Sid Watson

Personal information
- Full name: Thomas Sidney Watson
- Date of birth: 12 December 1927
- Place of birth: Mansfield, England
- Date of death: 1 September 2021 (aged 93)
- Position: Wing half

Youth career
- Palterton Welfare

Senior career*
- Years: Team / Apps / (Gls)
- 1948–1961: Mansfield Town / 292 / (9)
- 1961–1965: Ilkeston Town

= Sid Watson (footballer, born 1927) =

English footballer (1927–2021)

Thomas Sidney Watson (12 December 1927 – 1 September 2021) was an English footballer who played in The Football League for Mansfield Town as a wing-half.

Sid Watson worked at Pleasley Colliery when he signed with Mansfield Town as an amateur in September 1948. In January 1950, he signed a professional contract with the club, but had to wait until the 1951–52 season before making his first-team debut.

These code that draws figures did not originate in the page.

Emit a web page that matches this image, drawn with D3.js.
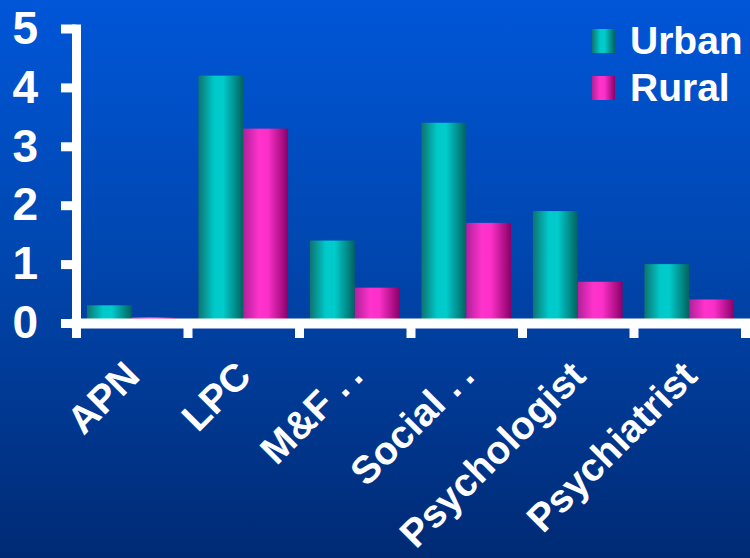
<!DOCTYPE html>
<html lang="en">
<head>
<meta charset="utf-8">
<title>Urban vs Rural providers</title>
<script src="https://d3js.org/d3.v7.min.js"></script>
<style>
  html, body { margin: 0; padding: 0; background: #003a9e; }
  svg { display: block; }
  text { font-family: "Liberation Sans", Arial, sans-serif; fill: #fff; }
</style>
</head>
<body>
<div id="my_dataviz"></div>
<script>
// data
var categories = ["APN", "LPC", "M&F .\u2009.", "Social .\u2009.", "Psychologist", "Psychiatrist"];
var seriesNames = ["Urban", "Rural"];
var urban = [0.3, 4.2, 1.4, 3.4, 1.9, 1.0];
var rural = [0.1, 3.3, 0.6, 1.7, 0.7, 0.4];
var yTicks = [0, 1, 2, 3, 4, 5];

var width = 750, height = 558;
var svg = d3.select("#my_dataviz").append("svg")
  .attr("width", width).attr("height", height);

var defs = svg.append("defs");

// background
var bg = defs.append("linearGradient").attr("id", "bg")
  .attr("x1", 0).attr("y1", 0).attr("x2", 0).attr("y2", 1);
bg.append("stop").attr("offset", "0%").attr("stop-color", "#0056d8");
bg.append("stop").attr("offset", "45%").attr("stop-color", "#0047b0");
bg.append("stop").attr("offset", "100%").attr("stop-color", "#002a74");
svg.append("rect").attr("width", width).attr("height", height).attr("fill", "url(#bg)");

// cylinder-ish shading for the bars
function barGrad(id, stops) {
  var g = defs.append("linearGradient").attr("id", id)
    .attr("x1", 0).attr("y1", 0).attr("x2", 1).attr("y2", 0);
  stops.forEach(function(s) {
    g.append("stop").attr("offset", s[0]).attr("stop-color", s[1]);
  });
}
barGrad("gUrban", [["0%", "#0d7470"], ["35%", "#00c9c9"], ["55%", "#00cccc"], ["100%", "#02625e"]]);
barGrad("gRural", [["0%", "#b0209a"], ["35%", "#ff33cc"], ["55%", "#fb30c8"], ["100%", "#8a0068"]]);
var fills = { Urban: "url(#gUrban)", Rural: "url(#gRural)" };

// scales
var plotLeft = 76, plotRight = 745, plotTop = 28.5, plotBottom = 323;
var x = d3.scaleBand().domain(categories).range([plotLeft, plotRight]).paddingInner(0).paddingOuter(0);
var x1 = d3.scaleBand().domain(seriesNames).range([0, x.bandwidth()]).paddingInner(0).paddingOuter(0.244);
var xEdge = d3.scaleLinear().domain([0, categories.length]).range([plotLeft, plotRight]);
var y = d3.scaleLinear().domain([0, 5]).range([plotBottom, plotTop]);

var rows = categories.map(function(c, i) {
  return { cat: c, Urban: urban[i], Rural: rural[i] };
});

// bars
var groups = svg.selectAll("g.cat")
  .data(rows).enter().append("g")
  .attr("class", "cat")
  .attr("transform", function(d) { return "translate(" + x(d.cat) + ",0)"; });

groups.selectAll("rect")
  .data(function(d) { return seriesNames.map(function(s) { return { key: s, value: d[s] }; }); })
  .enter().append("rect")
  .attr("x", function(d) { return x1(d.key); })
  .attr("width", x1.bandwidth())
  .attr("y", function(d) { return y(d.value); })
  .attr("height", function(d) { return y(0) - y(d.value); })
  .attr("fill", function(d) { return fills[d.key]; });

// axes
var yAxis = svg.append("g")
  .attr("transform", "translate(" + plotLeft + ",0)")
  .call(d3.axisLeft(y).tickValues(yTicks).tickFormat(d3.format("d"))
    .tickSize(15).tickSizeOuter(0).tickPadding(23));
yAxis.select(".domain").attr("stroke", "#fff").attr("stroke-width", 9).attr("stroke-linecap", "square");
yAxis.selectAll(".tick line").attr("stroke", "#fff").attr("stroke-width", 9);
yAxis.selectAll(".tick text")
  .style("font-size", "46px").style("font-weight", "bold").attr("fill", "#fff");

var xAxis = svg.append("g")
  .attr("transform", "translate(0," + plotBottom + ")")
  .call(d3.axisBottom(xEdge).ticks(categories.length).tickSize(15).tickSizeOuter(0).tickFormat(""));
xAxis.select(".domain").attr("stroke", "#fff").attr("stroke-width", 10).attr("stroke-linecap", "square");
xAxis.selectAll(".tick line").attr("stroke", "#fff").attr("stroke-width", 9);

// category labels, rotated
svg.selectAll("text.cat")
  .data(categories).enter().append("text")
  .attr("class", "cat")
  .attr("text-anchor", "end")
  .attr("transform", function(d) {
    return "translate(" + (x(d) + x.bandwidth() / 2 + 10) + ",378) rotate(-45)";
  })
  .style("font-size", "39px").style("font-weight", "bold")
  .text(function(d) { return d; });

// legend
var legend = svg.selectAll("g.legend")
  .data(seriesNames).enter().append("g")
  .attr("class", "legend")
  .attr("transform", function(d, i) { return "translate(592," + (29 + i * 47) + ")"; });
legend.append("rect").attr("width", 23).attr("height", 24)
  .attr("fill", function(d) { return fills[d]; });
legend.append("text").attr("x", 38).attr("y", 25)
  .style("font-size", "39px").style("font-weight", "bold")
  .text(function(d) { return d; });
</script>
</body>
</html>
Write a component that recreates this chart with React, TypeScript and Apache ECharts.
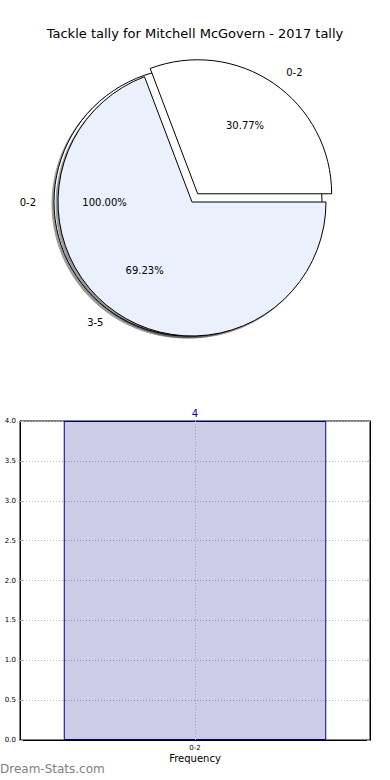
import React, { useEffect, useRef } from "react";
import * as echarts from "echarts";

const titleText = "Tackle tally for Mitchell McGovern - 2017 tally";
const pieLabels = ["0-2", "3-5"];
const pieValues = [4, 9];
const totalLabels = ["0-2"];
const totalValues = [4];
const barCategories = ["0-2"];
const barValues = [4];
const barAxisName = "Frequency";
const watermark = "Dream-Stats.com";

const pieColors = ["#ffffff", "#eaf0fc"];
const FONT = "DejaVu Sans";

export default function App() {
  const ref = useRef<HTMLDivElement>(null);
  useEffect(() => {
    if (!ref.current) return;
    const chart = echarts.init(ref.current, undefined, { renderer: "svg" });
    const cx = 192;
    const cy = 202;
    const R = 134;
    const shadow = {
      shadowColor: "rgba(0,0,0,0.4)",
      shadowOffsetX: -2,
      shadowOffsetY: 2,
      shadowBlur: 1,
    };
    const outsideLabel = {
      show: true,
      position: "outside",
      formatter: "{b}",
      fontSize: 10,
      color: "#000",
      fontFamily: FONT,
    };
    const pctLabel = {
      show: true,
      position: "inside",
      formatter: (p: any) => p.percent.toFixed(2) + "%",
      fontSize: 10,
      color: "#000",
      fontFamily: FONT,
    };
    const mkItem = (name: string, value: number, color: string, selected: boolean, withShadow: boolean) => {
      const st = {
        color,
        borderColor: "#000",
        borderWidth: 1,
        ...(withShadow ? shadow : {}),
      };
      return { name, value, selected, itemStyle: st, select: { itemStyle: st } };
    };
    const clearItem = (name: string, value: number, selected: boolean) => {
      const st = { color: "rgba(0,0,0,0)", borderWidth: 0 };
      return { name, value, selected, itemStyle: st, select: { itemStyle: st } };
    };
    const pieBase = {
      type: "pie",
      startAngle: 0,
      clockwise: false,
      avoidLabelOverlap: false,
      selectedMode: "multiple",
      silent: true,
      emphasis: { disabled: true },
      labelLine: { show: false, length: 13, length2: 0 },
    };

    chart.setOption({
      animation: false,
      title: {
        text: titleText,
        left: "center",
        top: 22,
        textStyle: { fontSize: 13, fontWeight: "normal", color: "#000", fontFamily: FONT },
      },
      graphic: [
        {
          type: "text",
          left: 0,
          top: 763,
          style: { text: watermark, fontSize: 12, fill: "#808080", fontFamily: FONT },
        },
      ],
      grid: { left: 20, right: 20, top: 421, bottom: 40, show: true, borderColor: "#000", borderWidth: 1 },
      xAxis: {
        type: "category",
        data: barCategories,
        axisLine: { lineStyle: { color: "#000" } },
        axisTick: { show: false },
        axisLabel: { fontSize: 7, color: "#000", margin: 4, fontFamily: FONT },
        name: barAxisName,
        nameLocation: "middle",
        nameGap: 13,
        nameTextStyle: { fontSize: 10, color: "#000", fontFamily: FONT },
      },
      yAxis: [
        {
          type: "value",
          min: 0,
          max: 4,
          interval: 0.5,
          axisLabel: { formatter: (v: number) => v.toFixed(1), fontSize: 7, color: "#000", margin: 4, fontFamily: FONT },
          axisLine: { show: true, lineStyle: { color: "#000" } },
          axisTick: { show: true, inside: true, length: 3, lineStyle: { color: "#aaa" } },
          splitLine: { show: true, lineStyle: { type: [1, 2], color: "#bbb" } },
        },
        {
          type: "value",
          position: "right",
          min: 0,
          max: 4,
          interval: 0.5,
          axisLabel: { show: false },
          axisLine: { show: true, lineStyle: { color: "#000" } },
          axisTick: { show: true, inside: true, length: 3, lineStyle: { color: "#aaa" } },
          splitLine: { show: false },
        },
      ],
      series: [
        {
          ...pieBase,
          z: 1,
          center: [cx, cy],
          radius: R,
          selectedOffset: 4,
          label: outsideLabel,
          data: totalLabels.map((n, i) => mkItem(n, totalValues[i], "#ffffff", true, true)),
        },
        {
          ...pieBase,
          z: 2,
          center: [cx, cy],
          radius: R,
          selectedOffset: 10,
          label: outsideLabel,
          data: pieLabels.map((n, i) => mkItem(n, pieValues[i], pieColors[i], i === 0, i === 1)),
        },
        {
          ...pieBase,
          z: 3,
          center: [cx, cy],
          radius: R * 1.2,
          selectedOffset: 4,
          label: pctLabel,
          data: totalLabels.map((n, i) => clearItem(n, totalValues[i], true)),
        },
        {
          ...pieBase,
          z: 3,
          center: [cx, cy],
          radius: R * 1.2,
          selectedOffset: 10,
          label: pctLabel,
          data: pieLabels.map((n, i) => clearItem(n, pieValues[i], i === 0)),
        },
        {
          type: "bar",
          data: barValues,
          barWidth: "75%",
          silent: true,
          itemStyle: { color: "rgba(0,0,128,0.2)", borderColor: "#000080", borderWidth: 1 },
          label: { show: true, position: "top", distance: 3, color: "#0000aa", fontSize: 10, fontFamily: FONT },
          markLine: {
            silent: true,
            symbol: "none",
            label: { show: false },
            lineStyle: { type: [1, 2], color: "#aaa", width: 1 },
            data: [{ xAxis: barCategories[0] }],
          },
        },
      ],
    });
    return () => chart.dispose();
  }, []);
  return <div ref={ref} style={{ position: "absolute", left: 0, top: 0, width: 390, height: 780 }} />;
}
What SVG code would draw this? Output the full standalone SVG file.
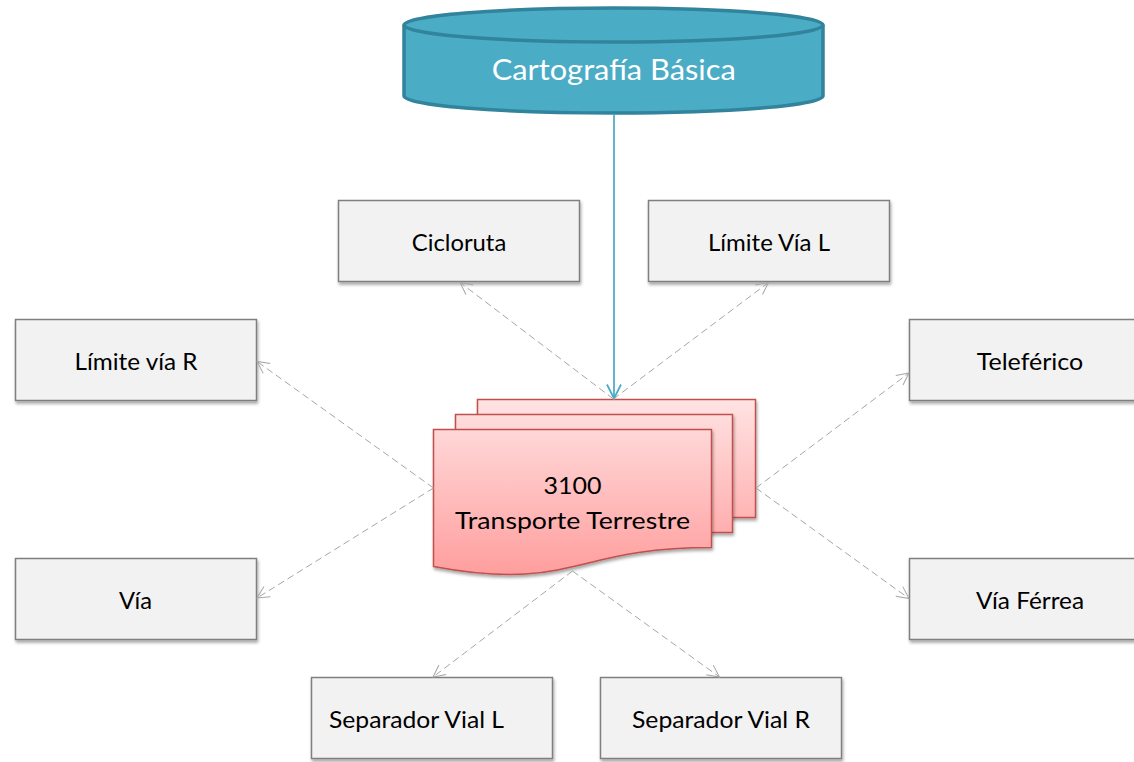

Watson went on to become one of Mansfield's longest-serving players of all time. He spent 13 years at the club, and played 307 first-team games for the Stags, including 292 in league competition. He left Mansfield at the end of the 1960–61 season, and then played four seasons for non-league Ilkeston Town.

After his retirement from professional football, Watson was an employee at King's Mill Hospital in Sutton-in-Ashfield until his retirement in 1992.

He died on 1 September 2021, aged 93.